On 4/22/13 12:03 PM, "Yu, Libo " <[EMAIL PROTECTED]> wrote:
0.8 has some improvements here that others may have more to speak to.
I think this last one is acceptable and cannot be fixed. The 'duplicate'
are expected and should be ok.
A consumer is expected to have one of three qualities:
* Consumption of data does not need to be reliable
* Consumption of data is idempotent (so duplicates do not matter)
* Consumption of data is transactional (so the first set of duplicates are
not committed until ZK has committed its offset)

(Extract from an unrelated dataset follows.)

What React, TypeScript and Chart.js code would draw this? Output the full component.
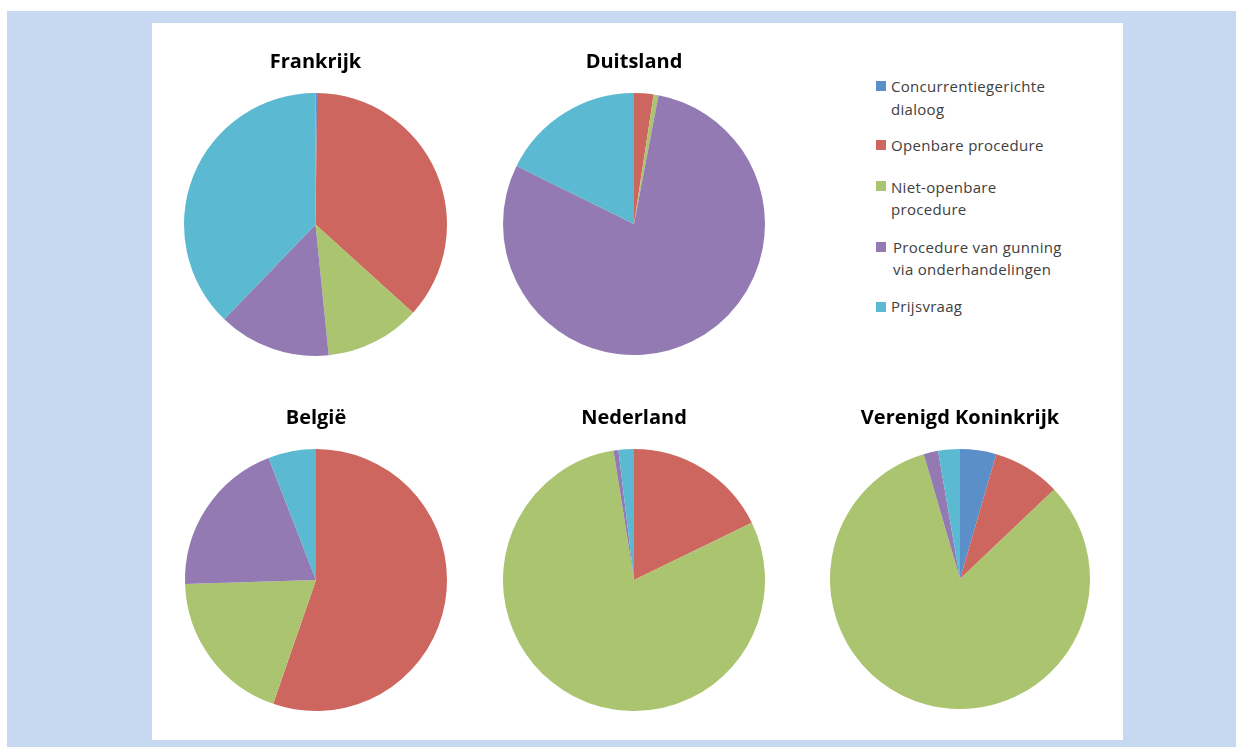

The situation described above is when a consumer is processing data, and
has an unsafe shutdown (or network outage, etc). If the consumer
successfully consumed batch A, to offset 123, it commits to ZooKeeper that
it has successfully reached offset 123. Then, while processing batch B at
offset 200 it crashes before it commits that it has completed any data
after offset 123.
A new consumer starts back up at the offset following 123, the last
The duplicate data must be handled by the consumer.
Many consumers are idempotent, others do not need 100% reliability.
The remainder must be transactional in order to avoid duplication or loss
To be transactional, one may choose a two-phase-commit approach: The
consumer stages the batch before committing to ZK, then completes the
commit after the ZK offset has been updated; during startup it must
identify whether a prior consumer had an unsafe shutdown with an
outstanding staged batch and clean up appropriately.
Alternatively a two-phase commit can commit first, then change the ZK
offset but in that case it must, as part of the commit, track the offset
coordinates so that if there is a crash prior to updating ZK, it can
recover at startup and skip the duplicate records.